Florida State University president John Thrasher has released a statement announcing that a settlement has finally concluded the legal battle with Title IX case. According to the New York Times, the settlement states that the university is to pay Kinsman $950,000 and to continue taking steps to prevent sexual abuse in the campus for a couple of years.

Thrasher also stated that the main reason they went for a settlement to conclude the case is in order to avoid "additional litigation expenses". "We have an obligation to our students, their parents and Florida taxpayers to deal with this case, as we do with all litigation, in a financially responsible manner", he said.

The FSU president further claimed that $700,000 of the settlement will go to Kinsman's lawyers which will leave Kinsman with $250,000. However, such claims were immediately dismissed by Kinsman's attorney saying that they will get "not even close" to $700,000.

However, the settlement does not end the legal battle between Winston and Kinsman as the latter filed another case against the current Tampa Bay Buccaneers player. According to CNN, the separate lawsuit accuses Winston of sexual battery, false imprisonment and intentional infliction of emotional distress.

Kinsman is also to use her settlement money to help the fund the other case. A month later Kinsman filed her lawsuit, Winston also filed a counter lawsuit stating that she purposely tarnished his image by having consensual sexual relation with him, only to declare it as the opposite in public.

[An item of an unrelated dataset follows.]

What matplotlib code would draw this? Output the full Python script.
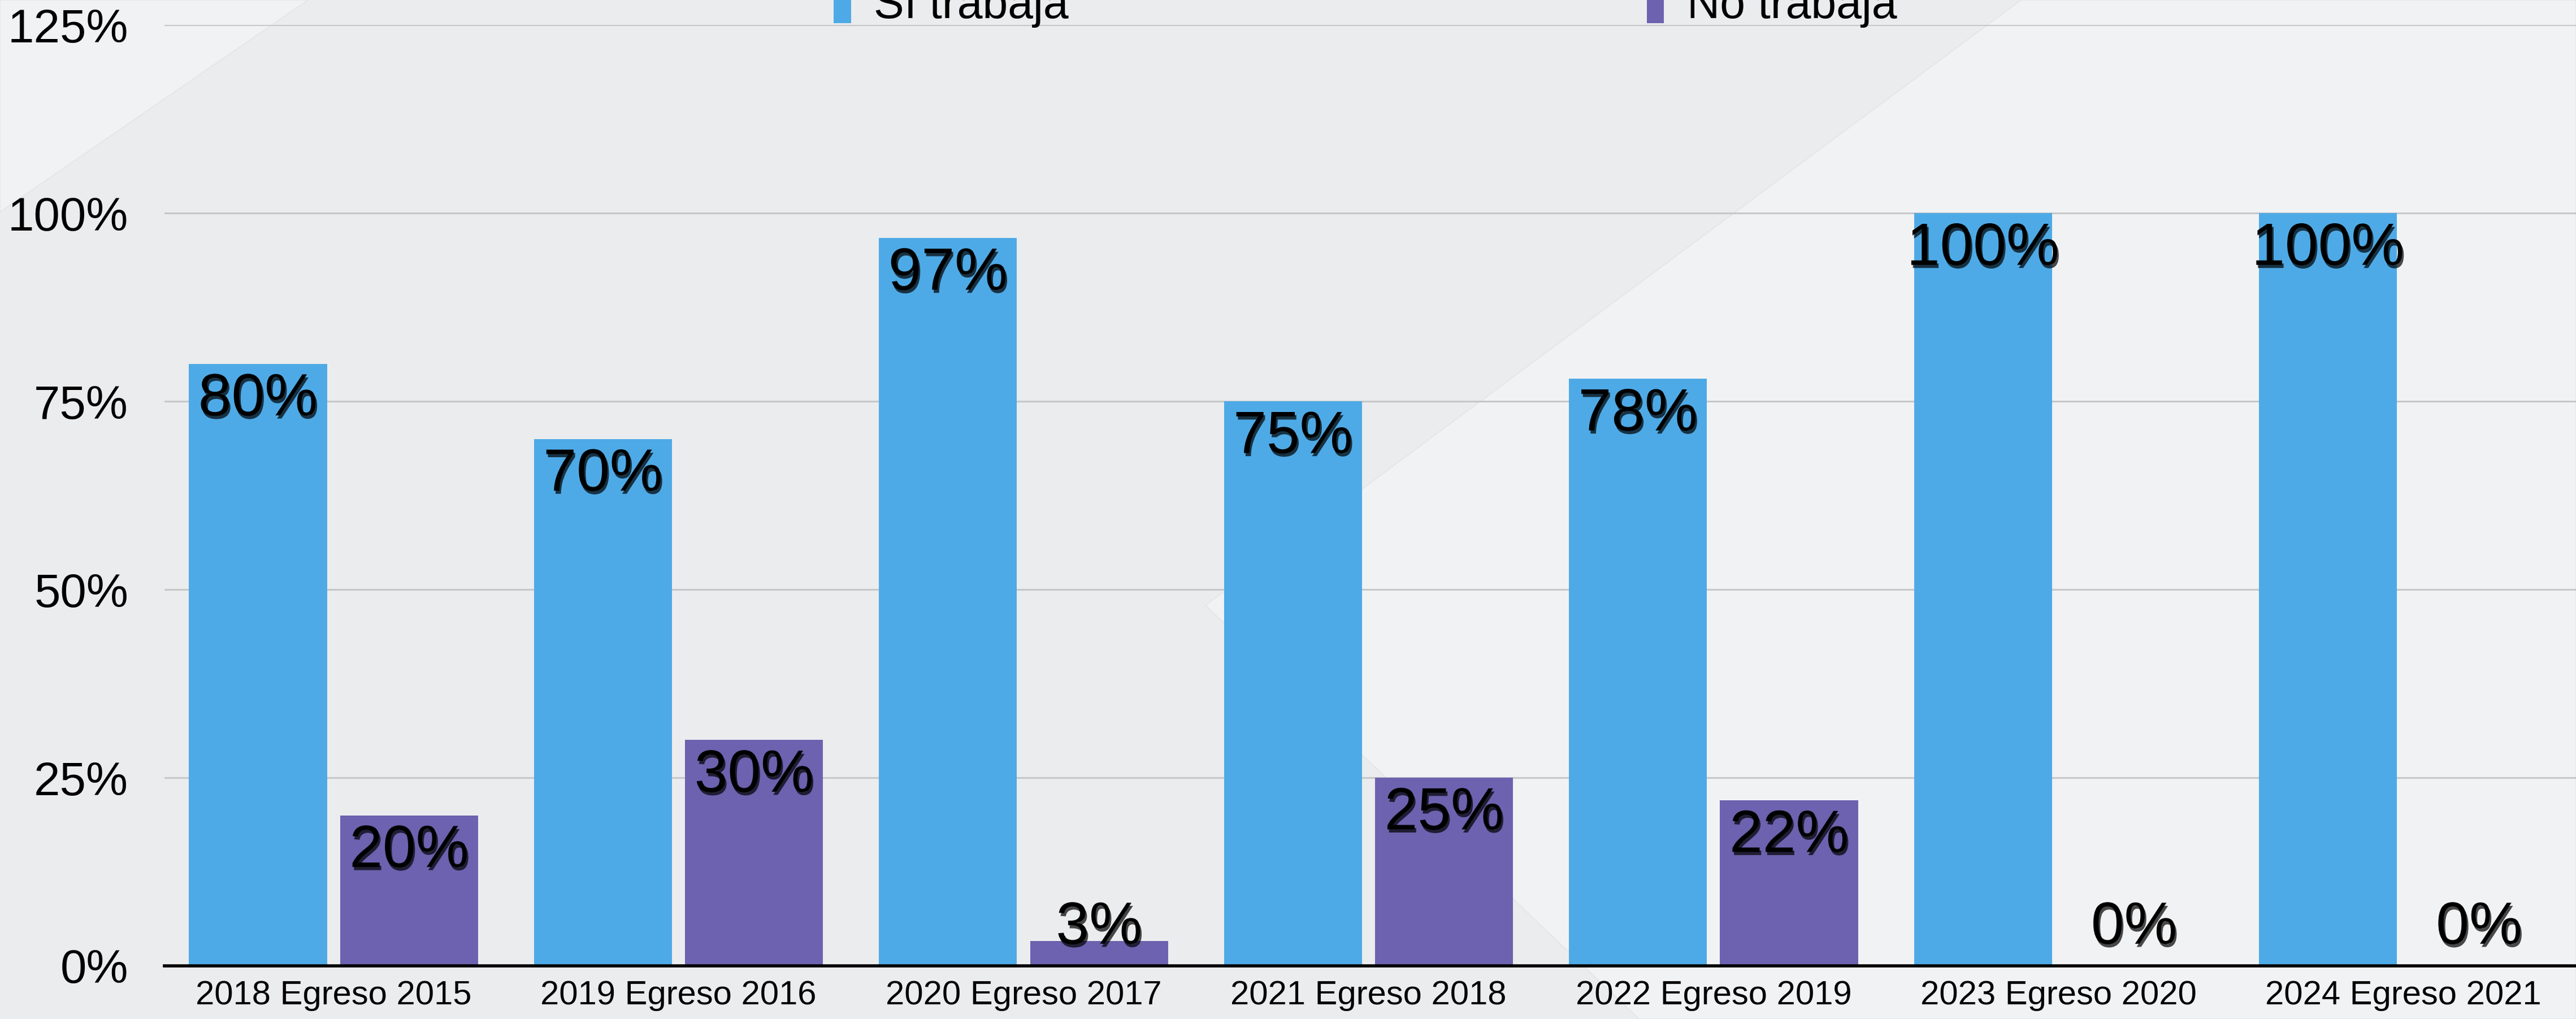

According to Tampa Bay Times, a Stetson University law professor said that although the Title IX case, the litigation process in Kinsman and Winston's case could continue until 2018 despite its scheduled trial in the US District court in March 2017.

"It's not going to go into (next) March," director of Stetson's Center for Excellence in Advocacy Charles H. Rose III said. "Civil litigation rarely, if ever, moves that quickly".

It is predicted that the lawsuit could last until March 2018 as the discovery phase could push the trial further. However, it is always possible for the case to end up through a settlement between both parties.